Please complete all of your course assignments independently. If you need help or want to generally improve your writing, I can direct you to a number of resources that the university offers for this purpose. I will also be available to help you improve the quality of your written work.

Computers: Fresno State policy requires each student to have or have personal access to a computer, including a modem, printer, recommended software, and the necessary links to the university's information resources. Computers and support are available through INTERESC in ED 420.

You will need an e-mail account and Blackboard access for this course. The university provides free e-mail accounts to students. Sign up online at if you do not already have a CSU Fresno account. Blackboard requires the use of a username and password. To access Blackboard, go to, click on Shortcuts, and choose Blackboard. Free Internet access is available from CVIP (

All assignments must be typed. I will not accept handwritten work.
Tentative Course Schedule
Assigned readings may change slightly over the course of the semester and I will distribute additional readings to be determined (TBD). We may also have guest speakers or presentations on issues related to working with special populations. I will add the dates for these presentations as I finalize them.

Date Topic Reading
Mon, 8/22 Course introduction; introduction to fieldwork
Mon, 8/29 The helping process; models of human service delivery
Mon, 9/5 Holiday; no class
Mon, 9/12 Diversity and cultural competence; attitudes and perceptions
Mon, 9/19 The initial interview
Mon, 9/26 Basic communication and counseling skills
Mon, 10/3 Basic communication and counseling skills
Mon, 10/10 Giving and receiving feedback; use of supervision
Mon, 10/17 Case management and service planning
Mon, 10/24 Boundaries and problem clarification; midterm exam on Blackboard
Mon, 10/31 Developing goals and objectives
Mon, 11/7 Documentation and report writing; use of information
Mon, 11/14 Ethics
Mon, 11/21 Mental health disorders; case presentation paper due
Mon, 11/28 Mental health disorders
Mon, 12/5 Self care and avoiding burnout; class wrapup
Final exam on Blackboard

Subject to Change
This syllabus and schedule are subject to change in the event of extenuating circumstances. If you are absent from class, it is your responsibility to check on announcements made while you were absent.

257 and 258 Extra Credit Book List
Nickel and Dimed: On (Not) Getting By in America
Barbara Ehrenreich
An entertaining, eye-opening, and sometimes exasperating look at the experience of trying to survive on low-wage jobs.

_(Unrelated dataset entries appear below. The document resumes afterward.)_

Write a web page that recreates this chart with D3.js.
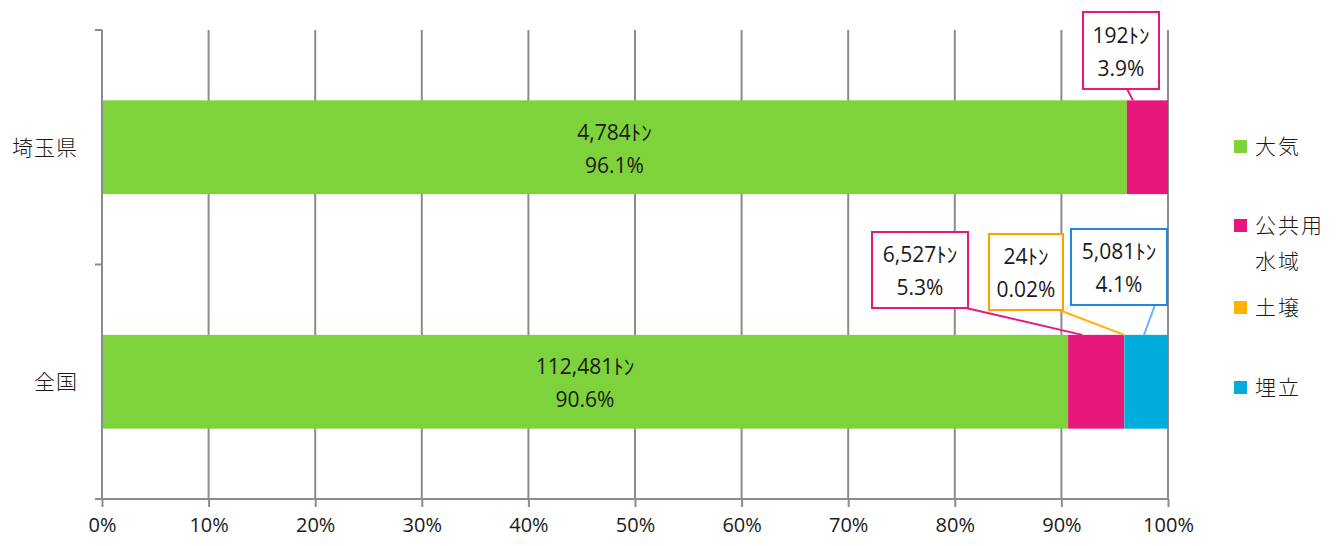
<!DOCTYPE html>
<html>
<head>
<meta charset="utf-8">
<script src="https://cdn.jsdelivr.net/npm/d3@7"></script>
<style>
  body { margin: 0; background: #fff; }
  text { font-family: "Open Sans", "Noto Sans CJK JP", sans-serif; fill: #1a1a1a; }
  .jp { font-family: "Noto Sans CJK JP", sans-serif; font-weight: 300; }
</style>
</head>
<body>
<svg id="chart" width="1341" height="546"></svg>
<script>
// categories (top to bottom) and series
var regions = ['埼玉県', '全国'];
var media = ['大気', '公共用水域', '土壌', '埋立'];
var mediaLegend = [['大気'], ['公共用', '水域'], ['土壌'], ['埋立']];
var colors = ['#7ed23b', '#e8177b', '#ffb300', '#00addc'];

// tonnes per region, same order as media
var tonsSaitama = [4784, 192, 0, 0];
var tonsZenkoku = [112481, 6527, 24, 5081];
var pctSaitama = ['96.1%', '3.9%', '', ''];
var pctZenkoku = ['90.6%', '5.3%', '0.02%', '4.1%'];
var xTicks = [0, 0.1, 0.2, 0.3, 0.4, 0.5, 0.6, 0.7, 0.8, 0.9, 1];

function drawChart() {
    var svg = d3.select('#chart');
    var mLeft = 102, mRight = 1168, mTop = 30, mBottom = 499;

    var x = d3.scaleLinear().domain([0, 1]).range([mLeft, mRight]);
    var y = d3.scaleBand().domain(regions).range([mTop, mBottom]).paddingInner(0.6).paddingOuter(0.3);
    var yEdges = d3.scaleBand().domain(regions).range([mTop, mBottom]);

    // build rows and stack them as shares of 100%
    var rows = [tonsSaitama, tonsZenkoku].map(function(t, i) {
        var r = {region: regions[i]};
        media.forEach(function(m, j) { r[m] = t[j]; });
        return r;
    });
    var pcts = [pctSaitama, pctZenkoku];
    var stack = d3.stack().keys(media).offset(d3.stackOffsetExpand)(rows);

    var grid = '#8c8c8c';

    // vertical gridlines
    svg.append('g').selectAll('line')
        .data(xTicks.slice(1)).enter().append('line')
        .attr('x1', function(d){ return x(d); })
        .attr('x2', function(d){ return x(d); })
        .attr('y1', mTop).attr('y2', mBottom)
        .attr('stroke', grid).attr('stroke-width', 2);

    // bars
    var layers = svg.append('g').selectAll('g')
        .data(stack).enter().append('g')
        .attr('fill', function(d, i){ return colors[i]; });
    layers.selectAll('rect')
        .data(function(d){ return d; }).enter().append('rect')
        .attr('x', function(d){ return x(d[0]); })
        .attr('width', function(d){ return x(d[1]) - x(d[0]); })
        .attr('y', function(d){ return y(d.data.region); })
        .attr('height', y.bandwidth());

    // x axis
    var xAxis = d3.axisBottom(x).tickValues(xTicks).tickFormat(d3.format('.0%')).tickSize(8).tickPadding(11);
    var gx = svg.append('g').attr('transform', 'translate(0,' + mBottom + ')').call(xAxis);
    gx.select('.domain').attr('stroke', grid).attr('stroke-width', 2).attr('d', 'M' + mLeft + ',0H' + mRight);
    gx.selectAll('.tick line').attr('stroke', grid).attr('stroke-width', 2);
    gx.selectAll('.tick text').attr('font-size', 20).attr('fill', '#1a1a1a').attr('font-family', 'Open Sans');

    // y axis: line with ticks at category boundaries
    svg.append('line').attr('x1', mLeft).attr('x2', mLeft).attr('y1', mTop).attr('y2', mBottom)
        .attr('stroke', grid).attr('stroke-width', 2);
    svg.append('g').selectAll('line')
        .data([mTop, mTop + yEdges.step(), mBottom]).enter().append('line')
        .attr('x1', mLeft - 7).attr('x2', mLeft).attr('y1', function(d){ return d; }).attr('y2', function(d){ return d; })
        .attr('stroke', grid).attr('stroke-width', 2);
    svg.append('g').selectAll('text')
        .data(regions).enter().append('text')
        .attr('class', 'jp')
        .attr('x', 78).attr('y', function(d){ return y(d) + y.bandwidth() / 2; })
        .attr('dy', '0.35em').attr('text-anchor', 'end')
        .attr('font-size', 21).attr('letter-spacing', 1)
        .text(function(d){ return d; });

    // labels inside the large (大気) segments
    var fmt = d3.format(',');
    var bigLabels = svg.append('g');
    stack[0].forEach(function(d, i) {
        var cx = (x(d[0]) + x(d[1])) / 2, cy = y(d.data.region) + y.bandwidth() / 2;
        var t = bigLabels.append('text').attr('text-anchor', 'middle').attr('font-size', 21);
        t.append('tspan').attr('x', cx).attr('y', cy - 15).attr('dy', '0.35em').text(fmt(d.data['大気']) + 'ﾄﾝ');
        t.append('tspan').attr('x', cx).attr('y', cy + 18).attr('dy', '0.35em').text(pcts[i][0]);
    });

    // callouts for small segments: [row, series, box x, box y, box w, box h, border, leader, leader start x, anchor dx]
    var callouts = [
        [0, 1, 1083, 12, 76, 77, '#e8177b', '#e8177b', 1127, 0.15],
        [1, 1, 872, 232, 96, 76, '#e8177b', '#e8177b', 966, 0.25],
        [1, 2, 989, 234, 74, 76, '#ffa000', '#ffb300', 1059, 0.5],
        [1, 3, 1071, 229, 96, 76, '#1e88e5', '#66b3ff', 1155, 0.45]
    ];
    var tons = [tonsSaitama, tonsZenkoku];
    var cg = svg.append('g');
    callouts.forEach(function(c) {
        var seg = stack[c[1]][c[0]];
        var ax = x(seg[0]) + (x(seg[1]) - x(seg[0])) * c[9];
        var ay = y(regions[c[0]]);
        var bx = c[2], by = c[3], bw = c[4], bh = c[5];
        cg.append('line').attr('x1', c[8]).attr('y1', by + bh).attr('x2', ax).attr('y2', ay)
            .attr('stroke', c[7]).attr('stroke-width', 2);
        cg.append('rect').attr('x', bx).attr('y', by).attr('width', bw).attr('height', bh)
            .attr('fill', '#fff').attr('stroke', c[6]).attr('stroke-width', 2);
        var t = cg.append('text').attr('text-anchor', 'middle').attr('font-size', 21);
        t.append('tspan').attr('x', bx + bw / 2).attr('y', by + bh / 2 - 15).attr('dy', '0.35em')
            .text(fmt(tons[c[0]][c[1]]) + 'ﾄﾝ');
        t.append('tspan').attr('x', bx + bw / 2).attr('y', by + bh / 2 + 18).attr('dy', '0.35em')
            .text(pcts[c[0]][c[1]]);
    });

    // legend
    var legendY = [147, 226, 308, 388];
    var lg = svg.append('g');
    mediaLegend.forEach(function(lines, i) {
        lg.append('rect').attr('x', 1234).attr('y', legendY[i] - 7).attr('width', 13).attr('height', 13)
            .attr('fill', colors[i]);
        lines.forEach(function(s, k) {
            lg.append('text').attr('class', 'jp').attr('x', 1255).attr('y', legendY[i] + k * 36).attr('dy', '0.35em')
                .attr('font-size', 21).attr('letter-spacing', 2).text(s);
        });
    });
}

drawChart();
</script>
</body>
</html>
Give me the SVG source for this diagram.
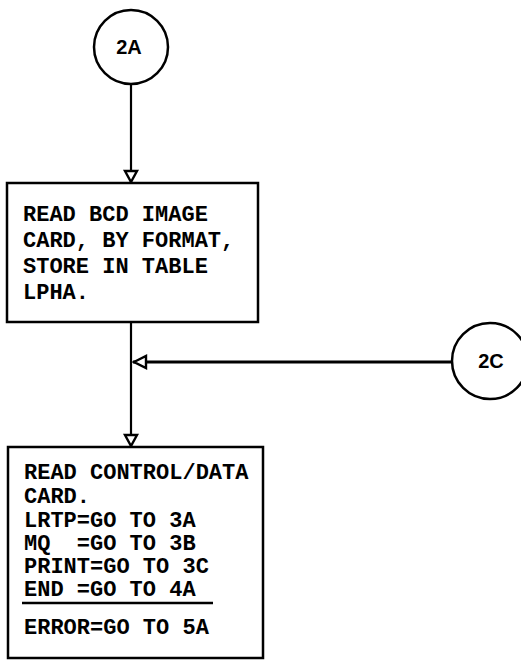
<svg xmlns="http://www.w3.org/2000/svg" width="521" height="665" viewBox="0 0 521 665">
<style>
.bg{fill:#fff}
.node{fill:#fff;stroke:#000;stroke-width:2.5}
.conn{fill:none;stroke:#000;stroke-width:2.2}
.thick{stroke-width:3.2}
.head{fill:#fff;stroke:#000;stroke-width:2.4;stroke-linejoin:miter}
.t{font-family:"Liberation Mono","Courier New",monospace;font-weight:bold;font-size:22px;fill:#000}
.c{font-family:"Liberation Sans",Arial,sans-serif;font-weight:bold;font-size:20px;fill:#000;text-anchor:middle;dominant-baseline:central}
</style>
<rect class="bg" x="0" y="0" width="521" height="665"/>
<g id="connectors">
  <line class="conn" x1="131" y1="85" x2="131" y2="183"/>
  <polygon class="head" points="125,171 137,171 131,182"/>
  <line class="conn" x1="131" y1="322" x2="131" y2="447"/>
  <polygon class="head" points="125,435 137,435 131,446"/>
  <line class="conn thick" x1="133" y1="362" x2="452" y2="362"/>
  <polygon class="head" points="134,362 146,356 146,368"/>
</g>
<g id="node-2A">
  <circle class="node" cx="131" cy="47" r="37"/>
  <text class="c" x="129" y="47">2A</text>
</g>
<g id="node-read-bcd">
  <rect class="node" x="7" y="183" width="251" height="139"/>
  <text class="t" x="23" y="221">READ BCD IMAGE</text>
  <text class="t" x="23" y="247">CARD, BY FORMAT,</text>
  <text class="t" x="23" y="273">STORE IN TABLE</text>
  <text class="t" x="23" y="299">LPHA.</text>
</g>
<g id="node-2C">
  <circle class="node" cx="490" cy="361" r="38"/>
  <text class="c" x="491" y="361">2C</text>
</g>
<g id="node-read-control">
  <rect class="node" x="8" y="447" width="255" height="211"/>
  <text class="t" x="24" y="479">READ CONTROL/DATA</text>
  <text class="t" x="24" y="503">CARD.</text>
  <text class="t" x="24" y="527">LRTP=GO TO 3A</text>
  <text class="t" x="24" y="550" xml:space="preserve">MQ  =GO TO 3B</text>
  <text class="t" x="24" y="573">PRINT=GO TO 3C</text>
  <text class="t" x="24" y="596">END =GO TO 4A</text>
  <line x1="22" y1="603" x2="213" y2="603" stroke="#000" stroke-width="2.4"/>
  <text class="t" x="24" y="634">ERROR=GO TO 5A</text>
</g>
</svg>
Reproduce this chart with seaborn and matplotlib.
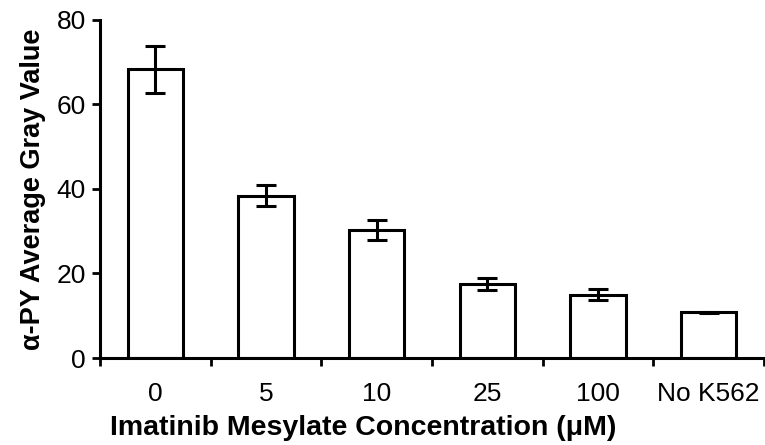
import numpy as np
import pandas as pd
import seaborn as sns
import matplotlib.pyplot as plt

# valori
concentrations = ['0', '5', '10', '25', '100', 'No K562']
gray_values = [68.3, 38.4, 30.3, 17.6, 15.0, 10.8]
errors = [5.5, 2.5, 2.4, 1.4, 1.3, 0.2]

sns.set_style('ticks')
plt.rcParams['font.family'] = ['Liberation Sans', 'DejaVu Sans']
plt.rcParams['text.color'] = 'black'
plt.rcParams['axes.labelcolor'] = 'black'
plt.rcParams['xtick.color'] = 'black'
plt.rcParams['ytick.color'] = 'black'
plt.rcParams['axes.edgecolor'] = 'black'

df = pd.DataFrame({'conc': concentrations, 'value': gray_values})

fig = plt.figure(figsize=(7.65, 4.45), dpi=100)
ax = fig.add_axes([0.1307, 0.1955, 0.868, 0.7596])

sns.barplot(x='conc', y='value', data=df, ax=ax, color='white',
            edgecolor='black', linewidth=2.2, width=0.5, errorbar=None)
ax.errorbar(np.arange(len(concentrations)), gray_values, yerr=errors,
            fmt='none', ecolor='black', elinewidth=2.2, capsize=7, capthick=2.2)

ax.set_ylim(0, 80)
ax.set_xlim(-0.5, len(concentrations) - 0.5)
ax.set_yticks([0, 20, 40, 60, 80])

# tacche tra le categorie, etichette al centro
ax.set_xticks(np.arange(len(concentrations) + 1) - 0.5)
ax.set_xticklabels([])
ax.set_xticks(np.arange(len(concentrations)), minor=True)
ax.set_xticklabels(concentrations, minor=True)
ax.tick_params(axis='x', which='major', length=6, width=2, direction='out')
ax.tick_params(axis='x', which='minor', length=0, pad=17, labelsize=19)
ax.tick_params(axis='y', length=6, width=2, direction='out', labelsize=19, pad=4)

for side in ['top', 'right']:
    ax.spines[side].set_visible(False)
for side in ['left', 'bottom']:
    ax.spines[side].set_linewidth(2.2)

ax.set_xlabel('Imatinib Mesylate Concentration (μM)', fontsize=20.5, fontweight='bold', va='center')
ax.xaxis.set_label_coords(0.396, -0.207)
ax.set_ylabel('α-PY Average Gray Value', fontsize=19.5, fontweight='bold', labelpad=8)

plt.savefig('out.png', dpi=100)
plt.close()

Stiffed: The Betrayal of the American Man
Susan Faludi
Faludi examines what she considers the collapse of traditional masculinity and its effect on working men in America.
Naked in the Promised Land
Lillian Faderman
This compelling memoir deals with many often-overlooked aspects of diversity: sexual orientation, religious and cultural identity, poverty, immigration, illiteracy, and mental illness, among others.
I Begin My Life All Over: The Hmong and the American Immigrant Experience
Lillian Faderman and Ghia Xiong
Oral histories from Fresno-area Hmong residents. Ghia Xiong is a graduate of Fresno State’s CSER department.
Strangers Among Us: Latino Lives in a Changing America
Roberto Suro
A Washington Post reporter discusses the critical issues facing Latino immigrants to the United States.
A Hope in the Unseen
Ron Suskind
This book follows a Black teenager from his inner-city DC neighborhood to Brown University and the Ivy League.
The Working Poor: Invisible in America
David Shipler
Interviews with working people who live so close to the edge that a seemingly minor problem such as a car repair bill can lead to an irreversible downward financial spiral.
Why Are All the Black Kids Sitting Together in the Cafeteria?
Beverly Daniel Tatum
A discussion of racial identity development that primarily focuses on the adolescent years.
Rain of Gold
Victor Villasenor
Villasenor recounts the struggles of three generations of his family in Mexico and the U.S.